South Dakota city replaces Atlantic City in new Monopoly
PIERRE, S.D. (AP) -- The plastic red hotel will still ruin you, but instead of advancing to Boardwalk to face your demise, you'll take a long walk off a short Pierre.
Pierre, the tiny South Dakota capital pronounced "pier" by its roughly 14,000 residents, will hold the top spot in a new version of Monopoly featuring U.S. cities that is due out this fall. The names of Pierre and 21 other cities will replace those of the Atlantic City, New Jersey, sites that appear in the game's original, 1935 version. Atlantic City, whose streets provided the names for the board game's squares when it was created in 1935, did not make the cut.
Hasbro Inc. left it to voters to choose which cities would appear in the two new versions it is putting out, including one that will feature world cities, and Pierre's citizens responded in force. More than 4 million votes were cast, and Pierre, the second-smallest state capital, came out first. It will pair with Minneapolis -- the new Park Place -- to bankrupt opponents unlucky to spend a night at one of their swanky hotels. Penny-pinchers -- or those hoarding white $1 bills -- can spend a turn in New York, Los Angeles and Chicago.
The new versions celebrate the 80 years of hoarding fake cash and bankrupting family members during summer vacations. But it's the third consecutive year that Hasbro has turned to social media to decide on tweaks to its popular game. Previously, fans decided to add a cat token and retired the iron, and they were also invited to incorporate their favorite "house" rules into the wider game.
"What's so important these days is to have your fans help tell you where the brand should go," said Jonathan Berkowitz, Hasbro's vice president of marketing.
There will be other changes to the new versions, including a faster style of play in which players collect different properties in their passport to win. The company incorporated suggestions from players who wanted to see a quicker pace, Berkowitz said.

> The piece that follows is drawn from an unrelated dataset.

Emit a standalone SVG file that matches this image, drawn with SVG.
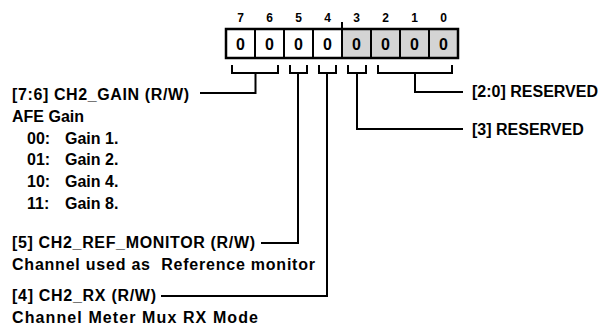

The idea of adorning the world-famous monopoly board with Pierre, an old government town whose Capitol building still has saloon-style doors on the bathroom stalls, captivated local officials, media and residents. The city's part-time mayor took to the local radio stations, teachers developed class activities around the contest and the state tourism department sent out social media blasts encouraging South Dakotans to help land Pierre on the board.
"We got the community engaged, and it became for us, in our smaller community, an exciting thing to be able to promote what we have going on here," said Laurie Gill, who serves as mayor outside of her day job. "And I don't know that it was picked up that way in some larger the communities."